Looking at the listing, state how many of its lines contain the string "with". Write only the number.

◆ Raw data:

_ _ _

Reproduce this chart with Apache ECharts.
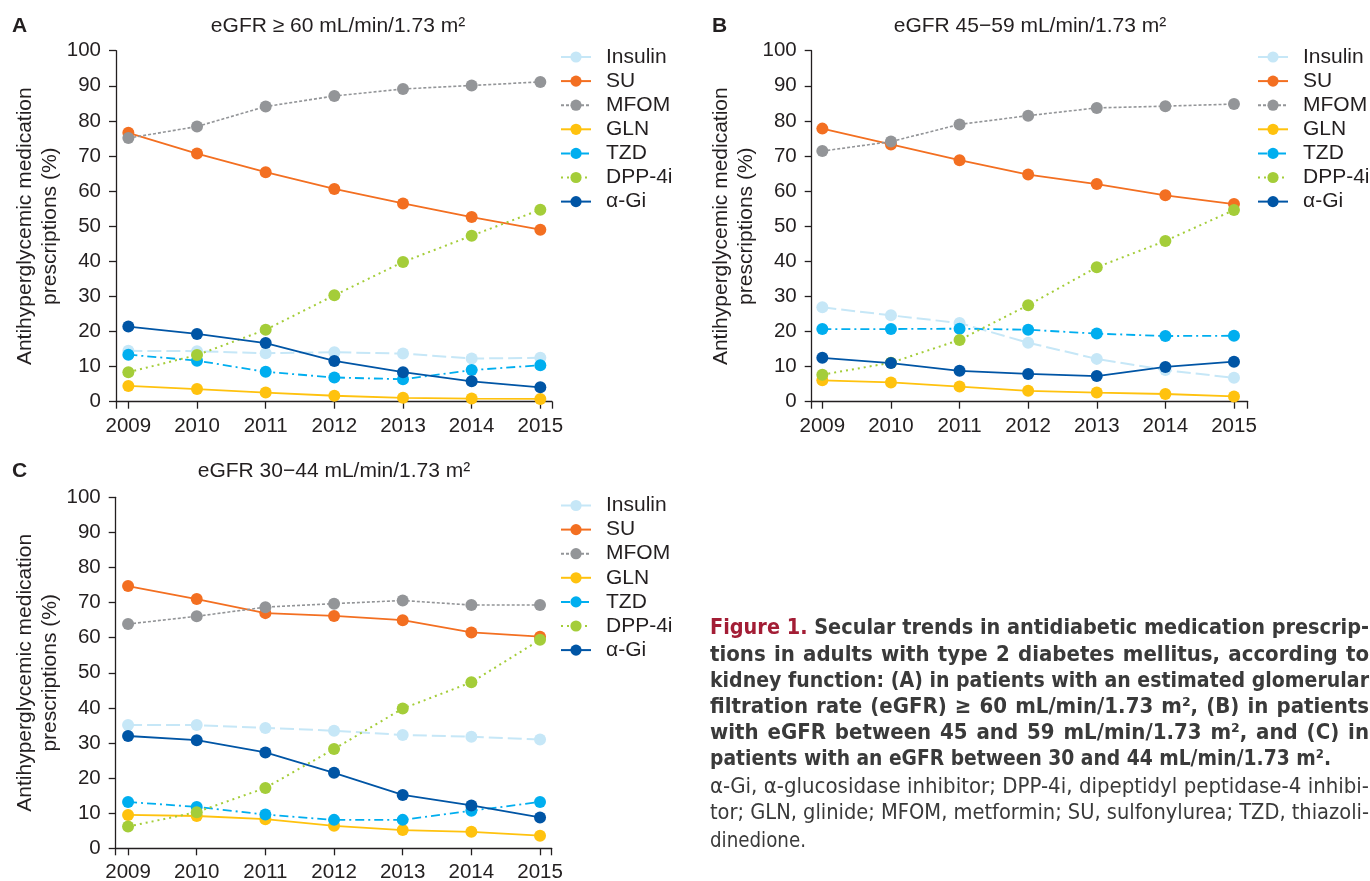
<!DOCTYPE html>
<html><head><meta charset="utf-8">
<script src="https://cdn.jsdelivr.net/npm/echarts@6/dist/echarts.min.js"></script>
<style>
html,body{margin:0;padding:0;background:#fff;}
#wrap{position:relative;width:1370px;height:881px;overflow:hidden;}
#chart{position:absolute;left:0;top:0;width:1370px;height:881px;}
#caption{position:absolute;left:710px;top:0;width:659px;height:881px;font-family:"Liberation Sans Narrow","Arial Narrow","DejaVu Sans Condensed","Liberation Sans",sans-serif;font-size:22px;color:#3a3a3a;}
.ln{position:absolute;left:0;white-space:nowrap;height:26px;line-height:26px;}
.ln span{display:inline-block;transform-origin:0 50%;}
.b{font-weight:bold;}
.red{color:#a31d35;}
</style></head>
<body><div id="wrap"><div id="chart"></div><div id="caption"></div></div>
<script>
// ---- data ----
const years = [2009, 2010, 2011, 2012, 2013, 2014, 2015];
const drugNames = ['Insulin', 'SU', 'MFOM', 'GLN', 'TZD', 'DPP-4i', 'α-Gi'];
const yTicks = [0, 10, 20, 30, 40, 50, 60, 70, 80, 90, 100];

// Panel A: eGFR >= 60
const A_Insulin = [14.5, 14.4, 13.8, 14.1, 13.7, 12.3, 12.5];
const A_SU      = [76.6, 70.7, 65.4, 60.6, 56.5, 52.6, 49.0];
const A_MFOM    = [75.1, 78.4, 84.1, 87.1, 89.1, 90.1, 91.1];
const A_GLN     = [4.5, 3.6, 2.6, 1.7, 1.1, 0.9, 0.8];
const A_TZD     = [13.4, 11.7, 8.5, 6.9, 6.4, 9.0, 10.4];
const A_DPP4i   = [8.4, 13.3, 20.5, 30.3, 39.8, 47.3, 54.7];
const A_aGi     = [21.4, 19.3, 16.7, 11.6, 8.4, 5.8, 4.1];

// Panel B: eGFR 45-59
const B_Insulin = [26.9, 24.6, 22.4, 16.8, 12.2, 9.0, 6.8];
const B_SU      = [77.8, 73.3, 68.8, 64.7, 62.0, 58.8, 56.3];
const B_MFOM    = [71.4, 74.1, 79.0, 81.5, 83.7, 84.2, 84.8];
const B_GLN     = [6.1, 5.5, 4.3, 3.1, 2.6, 2.2, 1.5];
const B_TZD     = [20.7, 20.7, 20.8, 20.5, 19.4, 18.7, 18.8];
const B_DPP4i   = [7.7, 11.1, 17.6, 27.5, 38.3, 45.8, 54.6];
const B_aGi     = [12.5, 11.0, 8.8, 7.9, 7.3, 9.9, 11.4];

// Panel C: eGFR 30-44
const C_Insulin = [35.1, 35.1, 34.3, 33.5, 32.3, 31.8, 31.0];
const C_SU      = [74.7, 71.0, 67.0, 66.2, 65.0, 61.5, 60.3];
const C_MFOM    = [63.9, 66.1, 68.7, 69.7, 70.6, 69.3, 69.3];
const C_GLN     = [9.5, 9.2, 8.3, 6.4, 5.2, 4.7, 3.6];
const C_TZD     = [13.2, 11.8, 9.6, 8.1, 8.1, 10.7, 13.2];
const C_DPP4i   = [6.2, 10.3, 17.2, 28.3, 39.8, 47.3, 59.4];
const C_aGi     = [32.0, 30.8, 27.3, 21.5, 15.2, 12.2, 8.8];

const panelTitles = ['eGFR ≥ 60 mL/min/1.73 m²', 'eGFR 45−59 mL/min/1.73 m²', 'eGFR 30−44 mL/min/1.73 m²'];
const panelLetters = ['A', 'B', 'C'];
const yAxisTitle = 'Antihyperglycemic medication\nprescriptions (%)';

const captionLines = [
  '<span class="red">Figure 1.</span> Secular trends in antidiabetic medication prescrip-',
  'tions in adults with type 2 diabetes mellitus, according to',
  'kidney function: (A) in patients with an estimated glomerular',
  'filtration rate (eGFR) ≥ 60 mL/min/1.73 m², (B) in patients',
  'with eGFR between 45 and 59 mL/min/1.73 m², and (C) in',
  'patients with an eGFR between 30 and 44 mL/min/1.73 m².',
  'α-Gi, α-glucosidase inhibitor; DPP-4i, dipeptidyl peptidase-4 inhibi-',
  'tor; GLN, glinide; MFOM, metformin; SU, sulfonylurea; TZD, thiazoli-',
  'dinedione.'
];

// ---- styles ----
const drugColors = ['#c6e7f7', '#f36f21', '#939598', '#ffc20e', '#00aeef', '#a4cd39', '#0055a5'];
const drugDash = [[14, 5], 'solid', [3, 2], 'solid', [9, 4, 2, 4], [2, 4], 'solid'];
const drugWidth = [2, 1.8, 1.6, 1.8, 1.8, 2, 1.8];
const txt = '#231f20';
const FONT = '"Liberation Sans", Arial, Helvetica, sans-serif';

const panelData = [
  [A_Insulin, A_SU, A_MFOM, A_GLN, A_TZD, A_DPP4i, A_aGi],
  [B_Insulin, B_SU, B_MFOM, B_GLN, B_TZD, B_DPP4i, B_aGi],
  [C_Insulin, C_SU, C_MFOM, C_GLN, C_TZD, C_DPP4i, C_aGi]
];

const grids = [
  {left: 116, top: 50.7, width: 436, height: 351, outerBoundsMode: 'none', containLabel: false},
  {left: 811.7, top: 50.7, width: 436, height: 351, outerBoundsMode: 'none', containLabel: false},
  {left: 115.7, top: 497.3, width: 436, height: 351, outerBoundsMode: 'none', containLabel: false}
];
const xRanges = [[2008.82, 2015.17], [2008.845, 2015.2], [2008.82, 2015.17]];
const legendPos = [{left: 560, top: 46.5}, {left: 1257, top: 46.5}, {left: 560, top: 495}];
const titlePos = [[338, 26], [1030, 26], [334, 471]];
const letterPos = [[12, 26], [712, 26], [12, 471]];

const chart = echarts.init(document.getElementById('chart'), null, {renderer: 'canvas'});

const xAxes = grids.map((g, p) => ({
  type: 'value', gridIndex: p, min: xRanges[p][0], max: xRanges[p][1],
  minInterval: 1, maxInterval: 1,
  axisLine: {show: true, onZero: false, lineStyle: {color: txt, width: 1.3}},
  axisTick: {show: true, length: 7, lineStyle: {color: txt, width: 1.3}},
  splitLine: {show: false},
  axisLabel: {
    fontSize: 20.5, color: txt, fontFamily: FONT, margin: 14,
    formatter: v => (Math.abs(v - Math.round(v)) < 1e-6 && years.indexOf(Math.round(v)) >= 0) ? String(Math.round(v)) : ''
  }
}));
const yAxes = grids.map((g, p) => ({
  type: 'value', gridIndex: p, min: yTicks[0], max: yTicks[yTicks.length - 1], interval: yTicks[1] - yTicks[0],
  axisLine: {show: true, lineStyle: {color: txt, width: 1.3}},
  axisTick: {show: true, length: 7, lineStyle: {color: txt, width: 1.3}},
  splitLine: {show: false},
  axisLabel: {fontSize: 20.5, color: txt, fontFamily: FONT, margin: 15},
  name: yAxisTitle, nameLocation: 'middle', nameRotate: 90, nameGap: 52,
  nameTextStyle: {fontSize: 21, color: txt, fontFamily: FONT, lineHeight: 25}
}));

const series = [];
panelData.forEach((arrs, p) => {
  arrs.forEach((vals, k) => {
    series.push({
      type: 'line', name: drugNames[k], xAxisIndex: p, yAxisIndex: p,
      data: years.map((y, i) => [y, vals[i]]),
      symbol: 'circle', symbolSize: 12, showSymbol: true,
      lineStyle: {color: drugColors[k], width: drugWidth[k], type: drugDash[k]},
      itemStyle: {color: drugColors[k]},
      emphasis: {disabled: true},
      animation: false
    });
  });
});

const legends = legendPos.map(lp => ({
  orient: 'vertical', left: lp.left, top: lp.top, padding: 0,
  itemWidth: 30, itemHeight: 14, itemGap: 3.1, selectedMode: false,
  textStyle: {fontSize: 21, color: txt, fontFamily: FONT, padding: [0, 0, 0, 10]},
  data: drugNames
}));

const graphics = [];
panelTitles.forEach((t, p) => {
  graphics.push({type: 'text', x: titlePos[p][0], y: titlePos[p][1],
    style: {text: t, fill: txt, font: '21px ' + FONT, textAlign: 'center', textVerticalAlign: 'middle'}});
  graphics.push({type: 'text', x: letterPos[p][0], y: letterPos[p][1],
    style: {text: panelLetters[p], fill: txt, font: 'bold 21px ' + FONT, textAlign: 'left', textVerticalAlign: 'middle'}});
});

chart.setOption({
  animation: false,
  backgroundColor: '#fff',
  grid: grids,
  xAxis: xAxes,
  yAxis: yAxes,
  legend: legends,
  series: series,
  graphic: graphics
});

// ---- caption (HTML text) ----
const capY = [627, 654, 680, 706, 732, 758, 786, 812, 840];
const capBold = [true, true, true, true, true, true, false, false, false];
const capJustify = [true, true, true, true, true, false, true, true, false];
const capWidth = [659, 659, 659, 659, 659, 621, 659, 659, 96];
const cap = document.getElementById('caption');
captionLines.forEach((h, i) => {
  const div = document.createElement('div');
  div.className = 'ln' + (capBold[i] ? ' b' : '');
  div.style.top = (capY[i] - 13) + 'px';
  const sp = document.createElement('span');
  sp.innerHTML = h;
  div.appendChild(sp);
  cap.appendChild(div);
  const w = sp.getBoundingClientRect().width;
  const target = capWidth[i];
  if (capJustify[i] && w < target) {
    const n = (sp.textContent.match(/ /g) || []).length;
    sp.style.wordSpacing = ((target - w) / n) + 'px';
  } else {
    sp.style.transform = 'scaleX(' + (target / w) + ')';
  }
});
</script></body></html>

_ _ _

◆ Task answer: 5